Mon premier élément d’espérance vient de l’histoire nationale des chrétiens du Liban : il suffit d’avoir mis un jour les pieds dans la vallée sainte, ou prêtres et patriarches se sont protégés pendant des centaines d’années des assauts de certaines tribus musulmanes qui avaient pour ambition de faire disparaître cette îlot de chrétienté, pour comprendre. Je crois que les Libanais puiseront les forces nécessaires au maintien de leur présence dans la réactualisation de ce trésor de courage et de vertus.

Le deuxième signe d’espérance, c’est la mobilisation de beaucoup de jeunes libanais, quelles que soit leurs confessions, qui arrivaient souvent du reste du pays pour prêter main forte aux victimes de l’explosion du port de Beyrouth.
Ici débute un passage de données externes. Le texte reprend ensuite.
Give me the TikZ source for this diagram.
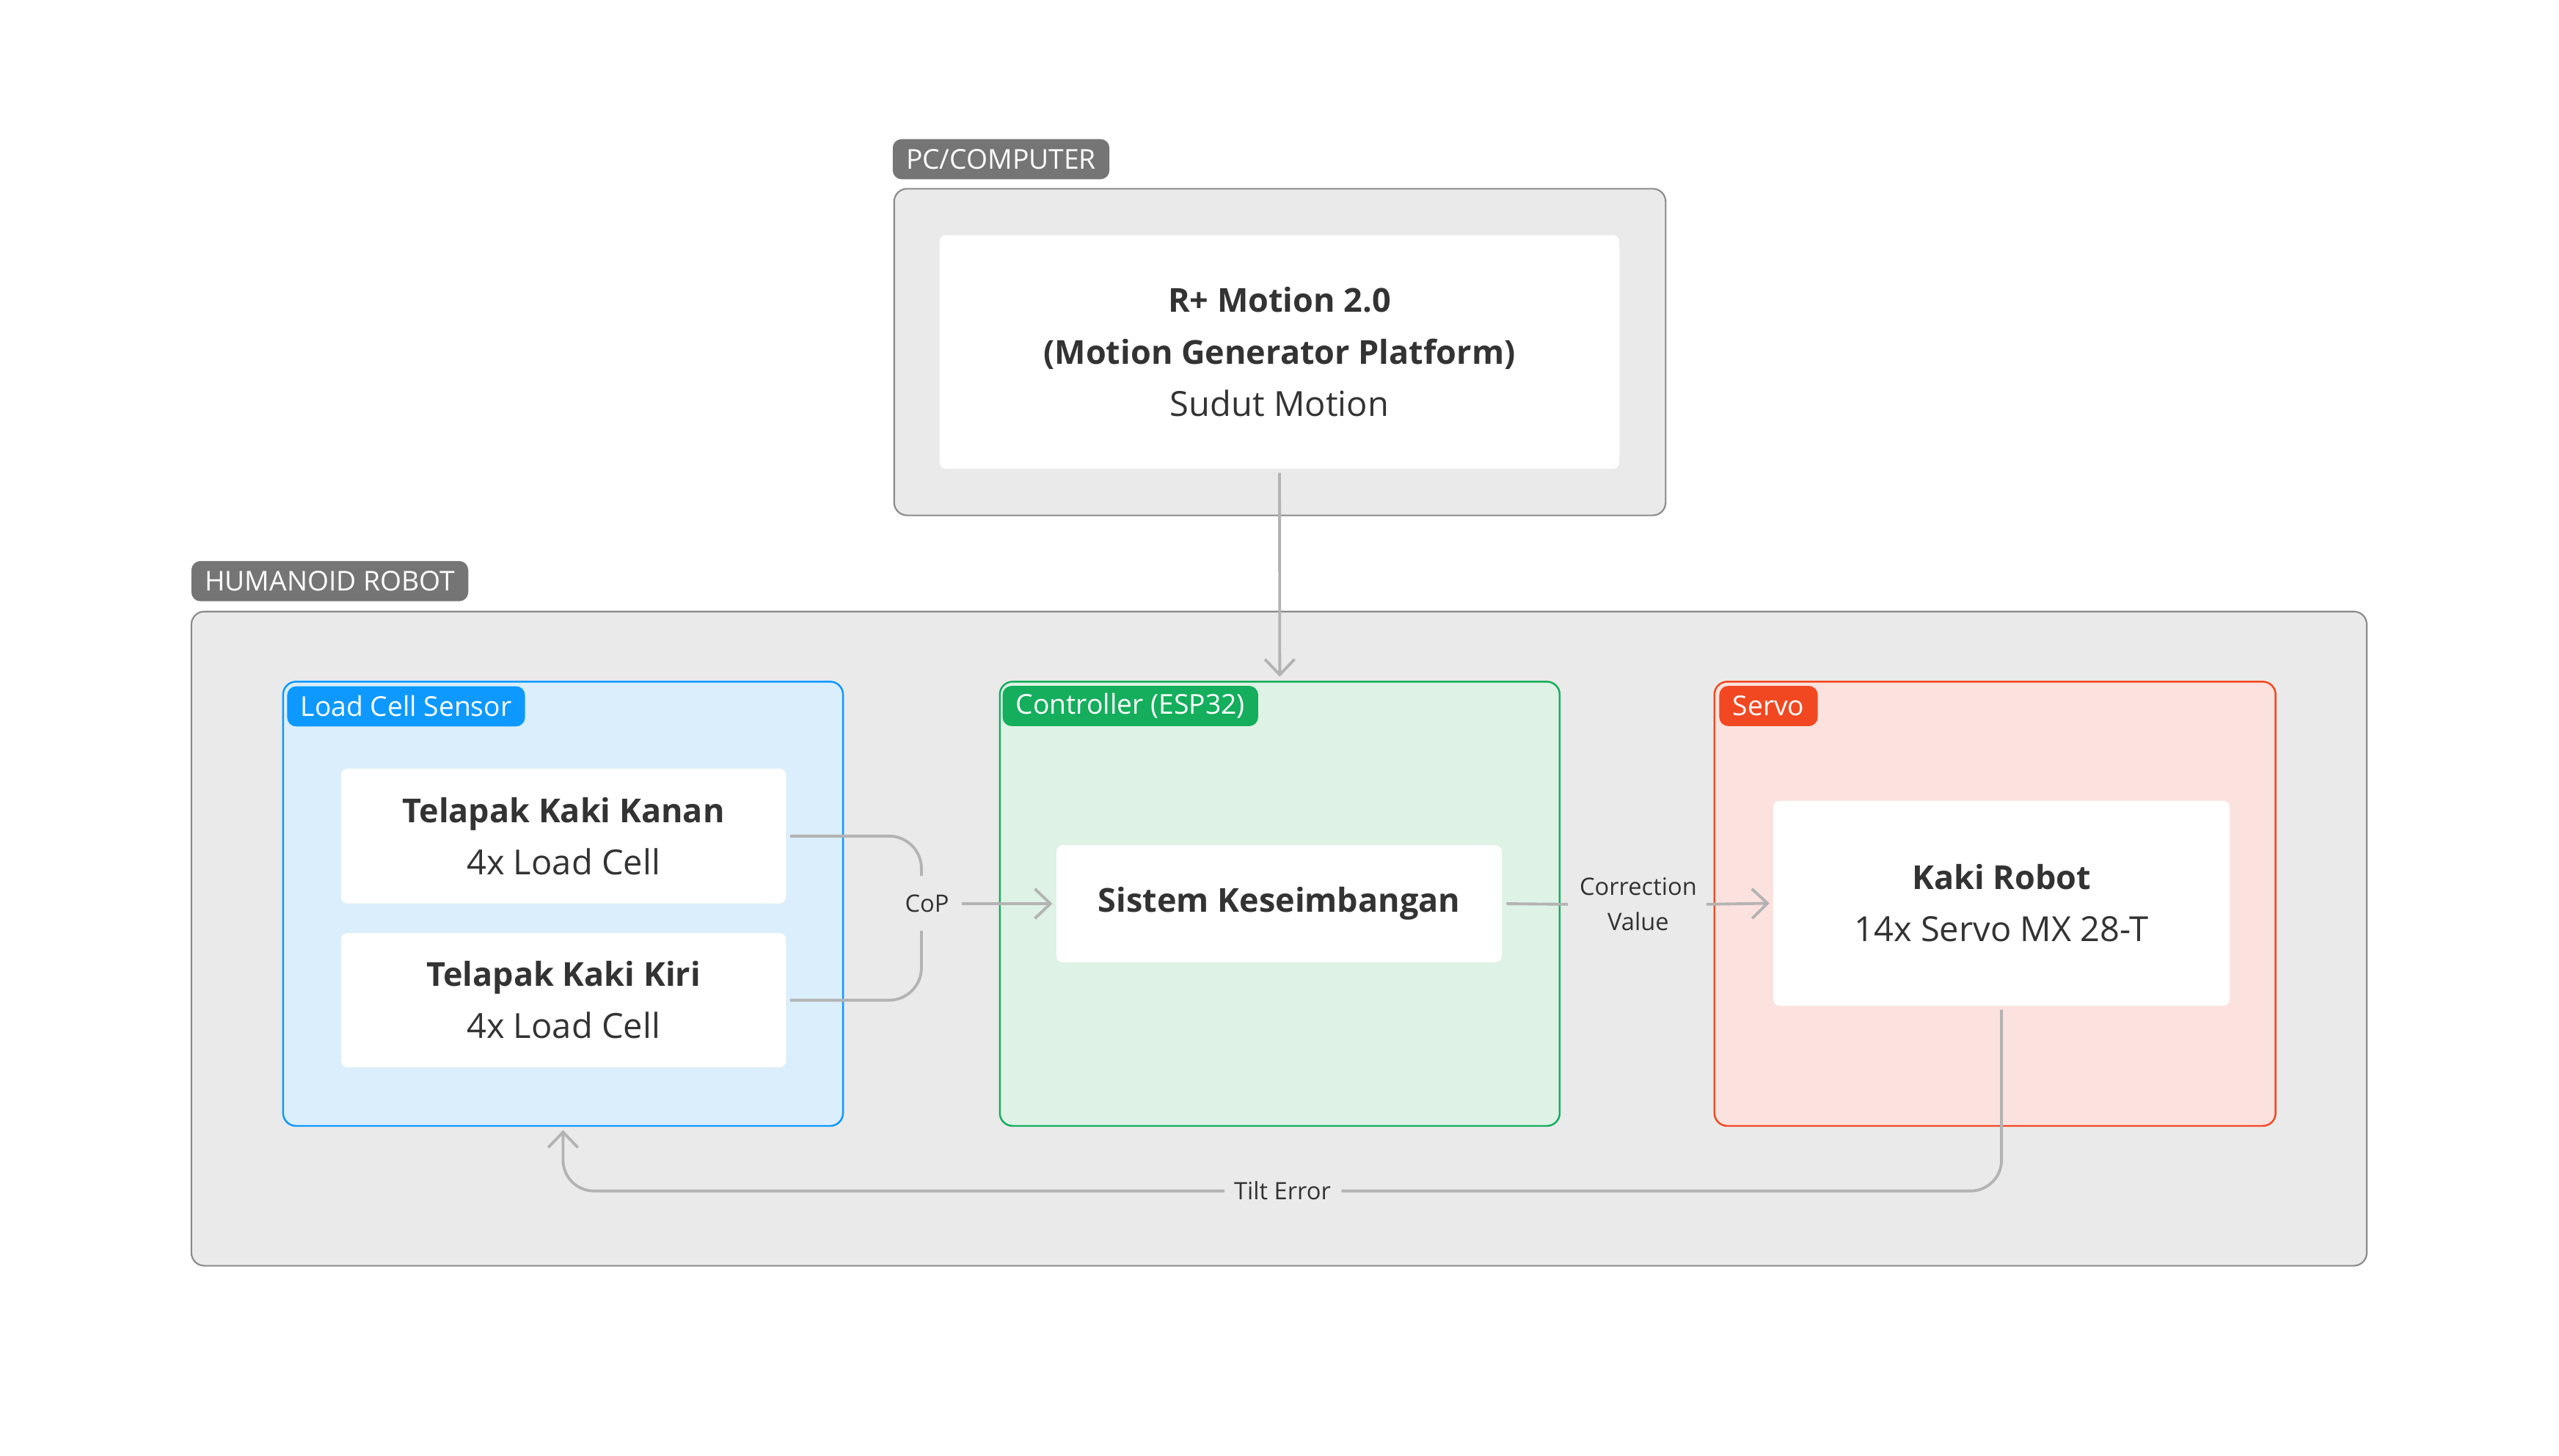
\documentclass[tikz,border=0pt]{standalone}
\usepackage{fontspec}
\setmainfont{Open Sans}
\usetikzlibrary{arrows.meta}
\definecolor{framefill}{HTML}{EAEAEA}
\definecolor{framedraw}{HTML}{8A8A8A}
\definecolor{taggray}{HTML}{757575}
\definecolor{txt}{HTML}{333333}
\definecolor{wire}{HTML}{B3B3B3}
\definecolor{cellblue}{HTML}{0D99FF}
\definecolor{cellfill}{HTML}{DBEEFB}
\definecolor{ctrlgreen}{HTML}{14AE5C}
\definecolor{ctrlfill}{HTML}{DEF2E5}
\definecolor{servored}{HTML}{F24822}
\definecolor{servofill}{HTML}{FCE2DE}
\newcommand{\pxu}{0.6313pt}
\newcommand{\boxhead}[1]{{\fontsize{12.8}{20.2}\selectfont\bfseries #1}}
\tikzset{
  frame/.style 2 args={draw=framedraw,fill=framefill,line width=0.6pt,rounded corners=5pt,
    inner sep=0pt,outer sep=0pt,minimum width=#1*\pxu,minimum height=#2*\pxu},
  group/.style n args={4}{draw=#1,fill=#2,line width=0.7pt,rounded corners=5pt,
    inner sep=0pt,outer sep=0pt,minimum width=#3*\pxu,minimum height=#4*\pxu},
  tagbox/.style={fill=#1,text=white,rounded corners=3.5pt,inner xsep=5.2pt,inner ysep=0pt,
    outer sep=0pt,minimum height=15.6pt,font=\fontsize{10.6}{12}\selectfont},
  inbox/.style 2 args={fill=white,rounded corners=2.5pt,inner sep=0pt,outer sep=0pt,
    minimum width=#1*\pxu,minimum height=#2*\pxu,align=center,text=txt,
    font=\fontsize{13.4}{20.2}\selectfont},
  lbl/.style={text=txt,align=center,inner sep=0pt,font=\fontsize{9.3}{13.5}\selectfont},
  wire/.style={draw=wire,line width=1.1pt},
  arr/.style={-{Straight Barb[length=6pt,width=11.5pt,line width=1.1pt]}}
}
\begin{document}
\begin{tikzpicture}[x=0.022245cm,y=-0.022245cm]
\useasboundingbox (0,0) rectangle (1568,891.9);
\node[frame={474}{200.7}] (pc) at (784.25,215.75) {};
\node[tagbox=taggray,anchor=south west] (pctag) at ([shift={(-0.9,-5.8)}]pc.north west) {PC/COMPUTER};
\node[inbox={417.7}{143.6}] (motion) at (784,215.7)
  {\boxhead{R+ Motion 2.0}\\\boxhead{(Motion Generator Platform)}\\Sudut Motion};

\node[frame={1336.5}{402}] (robot) at (783.75,575.25) {};
\node[tagbox=taggray,anchor=south west] (robottag) at ([shift={(0,-6.3)}]robot.north west) {HUMANOID ROBOT};

\node[group={cellblue}{cellfill}{344}{273}] (cell) at (345,553.9) {};
\node[group={ctrlgreen}{ctrlfill}{344}{273}] (ctrl) at (784.15,553.9) {};
\node[group={servored}{servofill}{344.8}{273}] (servo) at (1222.4,553.9) {};
\node[tagbox=cellblue,anchor=north west] (celltag) at ([shift={(2.5,2.8)}]cell.north west) {Load Cell Sensor};
\node[tagbox=ctrlgreen,anchor=north west] (ctrltag) at ([shift={(1.7,2.6)}]ctrl.north west) {Controller (ESP32)};
\node[tagbox=servored,anchor=north west] (servotag) at ([shift={(3,2.6)}]servo.north west) {Servo};

\node[inbox={273.4}{82.8}] (kanan) at (345.3,512.4) {\boxhead{Telapak Kaki Kanan}\\4x Load Cell};
\node[inbox={273.4}{82.5}] (kiri) at (345.3,613) {\boxhead{Telapak Kaki Kiri}\\4x Load Cell};
\node[inbox={273.6}{72}] (sistem) at (783.8,553.85) {\boxhead{Sistem Keseimbangan}};
\node[inbox={280.3}{126}] (kaki) at (1226.4,553.6) {\boxhead{Kaki Robot}\\14x Servo MX 28-T};

\node[lbl] (cop) at (568,553.8) {CoP};
\node[lbl] (corr) at (1003.8,554.2) {Correction\\Value};
\node[lbl] (tilt) at (785.8,729.9) {Tilt Error};

\draw[wire,arr] ([yshift=-1.6pt]motion.south) -- ([yshift=1.9pt]ctrl.north);
\draw[wire,rounded corners=12.6pt] ([xshift=1.6pt]kanan.east) -| ([shift={(-3.4,-17)}]cop.center);
\draw[wire,rounded corners=12.6pt] ([xshift=1.6pt]kiri.east) -| ([shift={(-3.4,16.7)}]cop.center);
\draw[wire,arr] ([shift={(21.4,0)}]cop.center) -- ([xshift=-1.6pt]sistem.west);
\draw[wire] ([xshift=1.8pt]sistem.east) -- ([shift={(-43.1,0)}]corr.center);
\draw[wire,arr] ([shift={(41.8,0)}]corr.center) -- ([xshift=-1.5pt]kaki.west);
\draw[wire,rounded corners=12pt] ([yshift=-1.5pt]kaki.south) |- ([shift={(36.2,0)}]tilt.center);
\draw[wire,arr,rounded corners=12pt] ([shift={(-35.5,0)}]tilt.center) -| ([yshift=-1.6pt]cell.south);
\end{tikzpicture}
\end{document}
Je crois que c’est par le souci de cette génération qui s’engage, et qui n’attend aucune consigne pour rebâtir ce qui doit l’être, que la société libanaise peut trouver la force de redonner à son pays la place qu’il tient de tout temps dans le Proche Orient.

SOS Chrétiens d’Orient insiste tout particulièrement sur son rôle de soutien à ces initiatives locales proposées par des Libanais et pour des Libanais. L’association se méfie en revanche de toute ingérence qui amènerait immanquablement à une déflagration des intérêts rivaux des parrains communautaires, qui abîment le Liban en avivant les dissensions. A chaque fois que cela est possible, nos volontaires travaillent main dans la main avec des Libanais afin que ces derniers, par le partage de leurs principes et de leurs mœurs, les guident vers la réponse la plus adaptée possible.

La France vous semble-t-elle avoir un rôle particulier à jouer ?
Il est évident que la France a tout son rôle à jouer dans ce pays. Il y a une vaste différence entre une amitié millénaire et l’ingérence. Quand j’entends l’ancienne puissance occupante turque attaquer le Président Emmanuel Macron pour sa visite au Liban, je comprends au moins partiellement l’émotion suscitée dans le pays par la visite du Président français. Il faut raison garder, même les critiques les plus acerbes du président en France comprendront aisément que les chrétiens du Liban tournent leurs regards vers Paris plutôt que vers Ankara. A nous de leur montrer que nous les aiderons en vérité et dans le respect de leur dignité, à la notable différence de ceux qui, d’une manière ou d’une autre, rêvent de briser l’exception libanaise.